17 Jun 2002
German researchers claim to have made Europe's first continuous-wave, room-temperature blue laser diode.
Exclusive from Opto & Laser Europe (OLE) magazine
Osram Opto Semiconductors and academic collaborators at the Fraunhofer Institute for Applied Solid-State Physics and the universities of Stuttgart, Ulm and Braunschweig have shown continuous-wave output at 420 nm from a laser diode operating at room temperature.
The breakthrough was made as part of a government-funded project that aims to counter the de facto Asian monopoly in blue and violet laser diodes.
The diode, which is based on indium gallium nitride (InGaN), showed an output power of more than 20 mW and a threshold current of 110 mA.
The device uses a silicon carbide substrate. The same substrate is employed by Cree, the US firm that is currently in a patent dispute with Japanese firm Nichia.
Its lifetime, however, is no more than "several minutes", according to Osram's marketing manager Marion Brand. While she admits that such a lifetime is far too short for commercial applications, she said: "Nobody else in Europe has achieved as much as we have.
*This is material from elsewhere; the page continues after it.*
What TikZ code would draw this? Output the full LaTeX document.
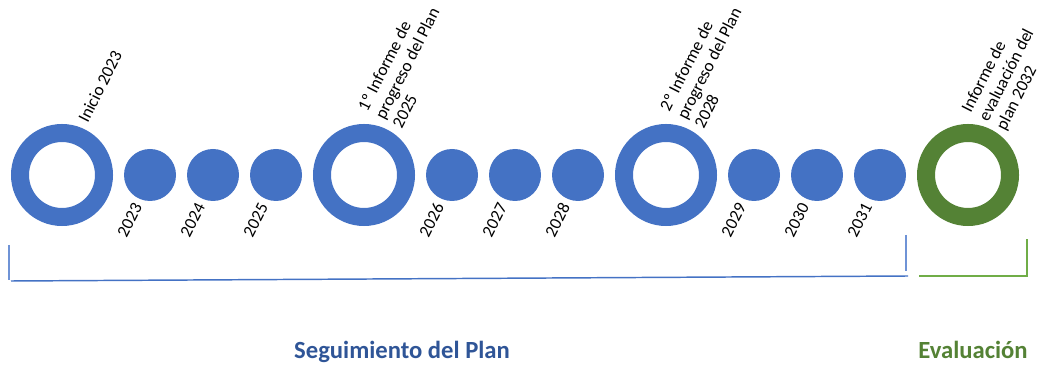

The product is still in its research phase."
By changing the composition of the InGaN gain material, the researchers hope to be able to develop diodes at different wavelengths within the blue/violet region of the spectrum, as well as enhancing the performance of the initial 420 nm diode.
Osram fabricated the diode in March this year, but it has kept quiet about its achievement. "We did not want any publicity, but a press release was issued by the Fraunhofer Institute without our knowledge," Brand told OLE. She denies that market uncertainty owing to the ongoing patent dispute between Nichia and Cree is the cause of Osram's silence.